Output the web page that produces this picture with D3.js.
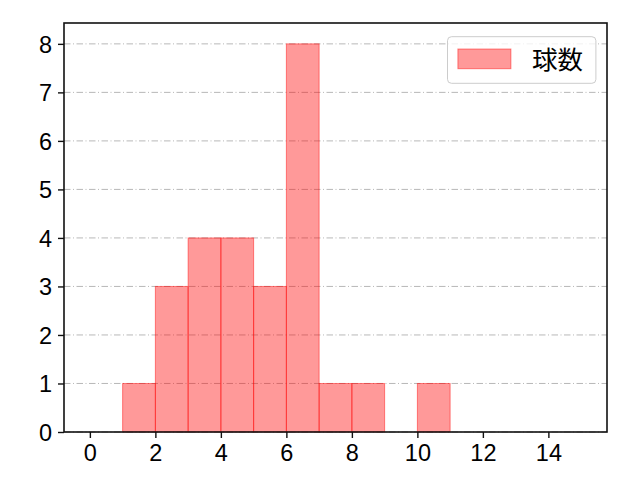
<!DOCTYPE html>
<html>
<head>
<meta charset="utf-8">
<script src="https://cdn.jsdelivr.net/npm/d3@7"></script>
<style>
  body { margin: 0; background: #fff; }
  text { font-family: "Liberation Sans", sans-serif; }
</style>
</head>
<body>
<svg id="chart" width="640" height="480"></svg>
<script>
// histogram bins (left edge, right edge) and counts
const binStarts = [1, 2, 3, 4, 5, 6, 7, 8, 10];
const binEnds = [2, 3, 4, 5, 6, 7, 8, 9, 11];
const counts = [1, 3, 4, 4, 3, 8, 1, 1, 1];
const xTicks = [0, 2, 4, 6, 8, 10, 12, 14];
const yTicks = [0, 1, 2, 3, 4, 5, 6, 7, 8];
const seriesName = "球数";

const margin = { top: 23, right: 33, bottom: 48, left: 64 };
const width = 640 - margin.left - margin.right;
const height = 480 - margin.top - margin.bottom;

const svg = d3.select("#chart");
const g = svg.append("g").attr("transform", "translate(" + margin.left + "," + margin.top + ")");

const x = d3.scaleLinear().domain([-0.79, 15.79]).range([0, width]);
const y = d3.scaleLinear().domain([0, 8.43]).range([height, 0]);

// grid
g.append("g").selectAll("line")
  .data(yTicks)
  .enter().append("line")
  .attr("x1", 0).attr("x2", width)
  .attr("y1", d => y(d)).attr("y2", d => y(d))
  .attr("stroke", "#b0b0b0")
  .attr("stroke-width", 0.9)
  .attr("stroke-dasharray", "6.5,2.5,1,2.5");

// bars
const bins = counts.map((c, i) => ({ x0: binStarts[i], x1: binEnds[i], n: c }));
g.selectAll(".bar")
  .data(bins)
  .enter().append("rect")
  .attr("class", "bar")
  .attr("x", d => x(d.x0))
  .attr("y", d => y(d.n))
  .attr("width", d => x(d.x1) - x(d.x0))
  .attr("height", d => height - y(d.n))
  .attr("fill", "red")
  .attr("fill-opacity", 0.4)
  .attr("stroke", "red")
  .attr("stroke-opacity", 0.45)
  .attr("stroke-width", 1);

// axes
const xAxis = g.append("g")
  .attr("transform", "translate(0," + height + ")")
  .call(d3.axisBottom(x).tickValues(xTicks).tickSize(6).tickPadding(7));
const yAxis = g.append("g")
  .call(d3.axisLeft(y).tickValues(yTicks).tickSize(6).tickPadding(6));
[xAxis, yAxis].forEach(a => {
  a.select(".domain").remove();
  a.selectAll("line").attr("stroke", "#111").attr("stroke-width", 1.4);
  a.selectAll("text")
    .style("font-size", "23.5px")
    .style("fill", "#000")
    .style("font-family", "'Liberation Sans', Arial, sans-serif");
});
yAxis.selectAll("text").attr("dy", "0.36em");
xAxis.selectAll("text").attr("dy", "0.7em");

// frame
g.append("rect")
  .attr("width", width).attr("height", height)
  .attr("fill", "none").attr("stroke", "#111").attr("stroke-width", 1.6);

// legend
const lg = g.append("g").attr("transform", "translate(383.5,13.7)");
lg.append("rect")
  .attr("width", 148.4).attr("height", 46.6)
  .attr("rx", 4)
  .attr("fill", "#fff").attr("fill-opacity", 0.8)
  .attr("stroke", "#ccc");
lg.append("rect")
  .attr("x", 10.4).attr("y", 12.3).attr("width", 53).attr("height", 19.7)
  .attr("fill", "red").attr("fill-opacity", 0.4)
  .attr("stroke", "red").attr("stroke-opacity", 0.45);
lg.append("text")
  .attr("x", 84.5).attr("y", 32.5)
  .style("font-size", "25.5px")
  .style("font-family", "'Noto Sans CJK JP', sans-serif")
  .text(seriesName);
</script>
</body>
</html>
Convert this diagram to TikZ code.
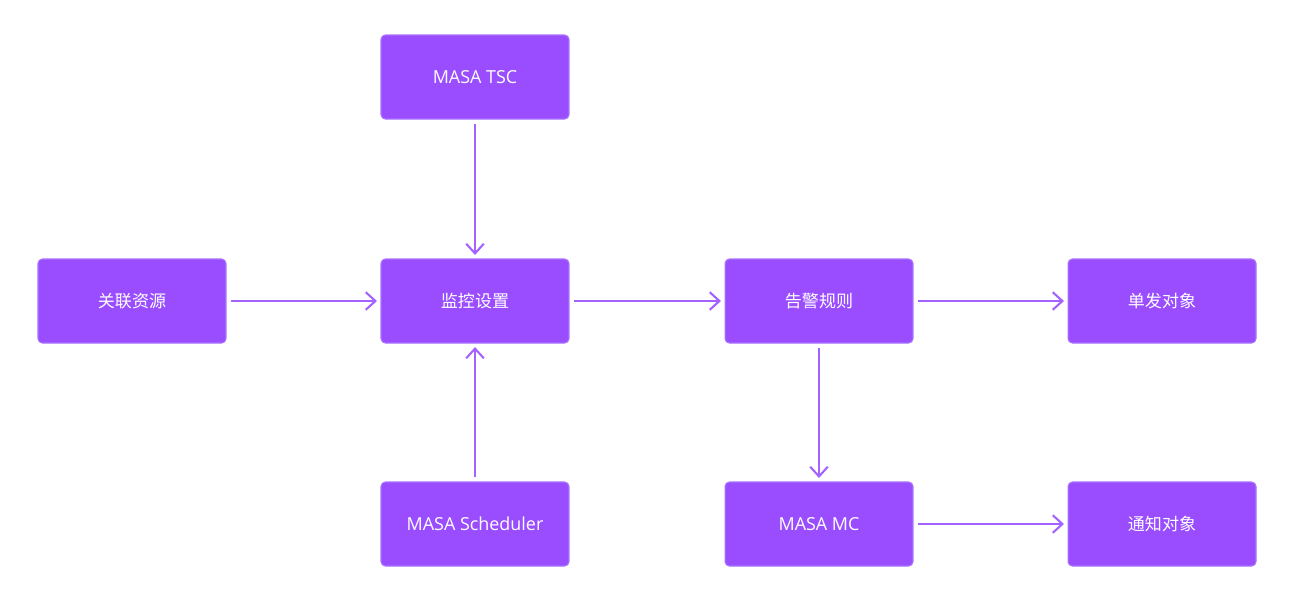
\documentclass[tikz,border=0pt]{standalone}
\usepackage{fontspec}
\setmainfont{Open Sans}
\newfontfamily\cjk{Noto Sans CJK SC}
\usetikzlibrary{arrows.meta}
\definecolor{boxfill}{HTML}{994DFF}
\definecolor{boxline}{HTML}{A872FF}
\definecolor{arrowline}{HTML}{A462FF}
\newcommand{\zh}[1]{{\cjk\fontsize{9.7}{11}\selectfont #1}}

\begin{document}
\begin{tikzpicture}[x=0.02cm,y=-0.02cm,
    box/.style={draw=boxline, line width=0.6pt, fill=boxfill, rounded corners=2.5pt,
        minimum width=3.76cm, minimum height=1.68cm, inner sep=0pt,
        text=white, font=\fontsize{10.2}{12}\selectfont},
    link/.style={draw=arrowline, line width=1.2pt,
        -{Straight Barb[length=5.5pt,width=10pt,line width=1.2pt]},
        shorten <=2.5pt, shorten >=2pt}]
        % canvas
        \useasboundingbox (0,0) rectangle (1300,600);

        % boxes
        \node[box] (tsc) at (475,77) {MASA TSC};
        \node[box] (res) at (132,301) {\zh{关联资源}};
        \node[box] (mon) at (475,301) {\zh{监控设置}};
        \node[box] (rule) at (819,301) {\zh{告警规则}};
        \node[box] (single) at (1162,301) {\zh{单发对象}};
        \node[box] (sched) at (475,524) {MASA Scheduler};
        \node[box] (mc) at (819,524) {MASA MC};
        \node[box] (notify) at (1162,524) {\zh{通知对象}};

        % arrows
        \draw[link] (tsc) -- (mon);
        \draw[link] (res) -- (mon);
        \draw[link] (sched) -- (mon);
        \draw[link] (mon) -- (rule);
        \draw[link] (rule) -- (single);
        \draw[link] (rule) -- (mc);
        \draw[link] (mc) -- (notify);

    \end{tikzpicture}
\end{document}
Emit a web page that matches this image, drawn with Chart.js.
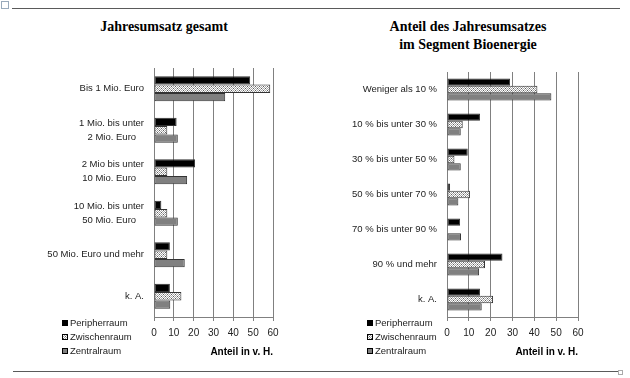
<!DOCTYPE html>
<html lang="de">
<head>
<meta charset="UTF-8">
<title>Jahresumsatz und Anteil Bioenergie</title>
<script src="https://cdn.jsdelivr.net/npm/chart.js"></script>
<style>
    body { margin: 0; width: 630px; height: 378px; position: relative; overflow: hidden; background: #fff; }
    .rule { position: absolute; height: 1px; background: #5a5a5a; }
    .title { position: absolute; font-family: "Liberation Serif", "Times New Roman", serif; font-weight: bold;
             font-size: 14px; line-height: 18px; text-align: center; color: #000; }
    .box { position: absolute; top: 0; height: 378px; }
    .icon { position: absolute; left: 1px; top: 1px; width: 6px; height: 6px; border: 1px solid #9ab; }
    .handle { position: absolute; left: 618px; top: 370px; width: 3px; height: 3px; border: 1px solid #aaa; }
</style>
</head>
<body>
<div class="icon"></div>
<div class="rule" style="left:12px; top:8px; width:608px;"></div>
<div class="rule" style="left:13px; top:371px; width:605px;"></div>
<div class="handle"></div>

<div class="title" style="left:64px; top:18px; width:200px;">Jahresumsatz gesamt</div>
<div class="title" style="left:348px; top:18px; width:240px;">Anteil des Jahresumsatzes<br>im Segment Bioenergie</div>

<div class="box" style="left:0; width:320px;"><canvas id="left" width="320" height="378"></canvas></div>
<div class="box" style="left:320px; width:310px;"><canvas id="right" width="310" height="378"></canvas></div>

<script>
// Daten
const seriesNames = ['Peripherraum', 'Zwischenraum', 'Zentralraum'];
const xTicks = [0, 10, 20, 30, 40, 50, 60];

const umsatzLabels = ['Bis 1 Mio. Euro', ['1 Mio. bis unter', '2 Mio. Euro   '], ['2 Mio bis unter', '10 Mio. Euro   '],
    ['10 Mio. bis unter', '50 Mio. Euro   '], '50 Mio. Euro und mehr', 'k. A.'];
const umsatzPeripher = [48.5, 11.4, 20.7, 3.7, 8, 8];
const umsatzZwischen = [58.6, 6.7, 6.7, 6.7, 6.7, 13.8];
const umsatzZentral = [35.9, 12, 16.7, 12, 15.5, 8.2];

const bioLabels = ['Weniger als 10 %', '10 % bis unter 30 %', '30 % bis unter 50 %', '50 % bis unter 70 %',
    '70 % bis unter 90 %', '90 % und mehr', 'k. A.'];
const bioPeripher = [28.9, 15.1, 9.5, 1.4, 6, 25.4, 15.1];
const bioZwischen = [41.4, 7.2, 3.4, 10.5, 0, 17.4, 21.1];
const bioZentral = [47.8, 6.3, 6.3, 5.2, 6.4, 14.7, 15.9];

const FONT = '"Liberation Sans", Arial, sans-serif';

// Punktraster fuer Zwischenraum
function dotPattern() {
    var c = document.createElement('canvas');
    c.width = 4; c.height = 4;
    var g = c.getContext('2d');
    g.fillStyle = '#ffffff';
    g.fillRect(0, 0, 4, 4);
    g.fillStyle = '#a8a8a8';
    for (var y = 0; y < 4; y++) {
        for (var x = 0; x < 4; x++) {
            if ((x + y) % 2 === 1) g.fillRect(x, y, 1, 1);
        }
    }
    g.fillStyle = '#606060';
    g.fillRect(1, 0, 1, 1);
    g.fillRect(3, 2, 1, 1);
    return g.createPattern(c, 'repeat');
}
const hatch = dotPattern();
const fills = ['#000000', hatch, '#808080'];

// Legende links unten neben der Achse
const sideLegend = {
    id: 'sideLegend',
    afterDraw(chart, args, opts) {
        const ctx = chart.ctx;
        ctx.save();
        ctx.font = '9.5px ' + FONT;
        ctx.textBaseline = 'middle';
        chart.data.datasets.forEach(function(ds, i) {
            const y = Math.round(opts.y + i * 14);
            ctx.fillStyle = ds.backgroundColor;
            ctx.fillRect(opts.x, y - 3, 6, 6);
            ctx.strokeStyle = '#000';
            ctx.lineWidth = 1;
            ctx.strokeRect(opts.x + 0.5, y - 2.5, 5, 5);
            ctx.fillStyle = '#222';
            ctx.fillText(ds.label, opts.x + 8, y + 0.5);
        });
        ctx.restore();
    }
};

function makeChart(id, labels, values, cfg) {
    const ctx = document.getElementById(id).getContext('2d');
    return new Chart(ctx, {
        type: 'bar',
        data: {
            labels: labels,
            datasets: values.map(function(v, i) {
                return {
                    label: seriesNames[i],
                    data: v,
                    backgroundColor: fills[i],
                    borderColor: '#333',
                    borderWidth: 1,
                    borderSkipped: false,
                    categoryPercentage: cfg.barPct,
                    barPercentage: 1
                };
            })
        },
        options: {
            indexAxis: 'y',
            responsive: false,
            animation: false,
            devicePixelRatio: 1,
            layout: { padding: { left: 0, right: cfg.padRight, top: cfg.padTop, bottom: 16 } },
            plugins: {
                legend: { display: false },
                tooltip: { enabled: false },
                sideLegend: { x: cfg.legendX, y: 323 }
            },
            scales: {
                x: {
                    min: 0, max: 60,
                    afterBuildTicks: function(scale) { scale.ticks = xTicks.map(function(v) { return { value: v }; }); },
                    afterFit: function(scale) { scale.height = 45; },
                    grid: { color: '#808080', lineWidth: 1, drawTicks: true, tickLength: 4 },
                    border: { color: '#808080' },
                    ticks: { color: '#222', padding: 6, font: { family: FONT, size: 10 }, maxRotation: 0 },
                    title: { display: true, text: 'Anteil in v. H.', align: 'end', color: '#000',
                             padding: { top: 0, bottom: 4 }, font: { family: FONT, size: 10, weight: 'bold' } }
                },
                y: {
                    afterFit: function(scale) { scale.width = cfg.yWidth; },
                    grid: { display: false, drawTicks: false },
                    border: { display: true, color: '#808080' },
                    ticks: { color: '#222', padding: 10, font: { family: FONT, size: 9.5, lineHeight: 1.45 } }
                }
            }
        },
        plugins: [sideLegend]
    });
}

makeChart('left', umsatzLabels, [umsatzPeripher, umsatzZwischen, umsatzZentral],
    { yWidth: 154, padRight: 47, padTop: 68, barPct: 0.6, legendX: 62 });
makeChart('right', bioLabels, [bioPeripher, bioZwischen, bioZentral],
    { yWidth: 127, padRight: 52, padTop: 72, barPct: 0.63, legendX: 47 });
</script>
</body>
</html>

### Challenge
Locate the lines above that contain "with" and copy them.

### In response
Output the web page that produces this picture with D3.js.
Emit a web page that matches this image, drawn with Chart.js.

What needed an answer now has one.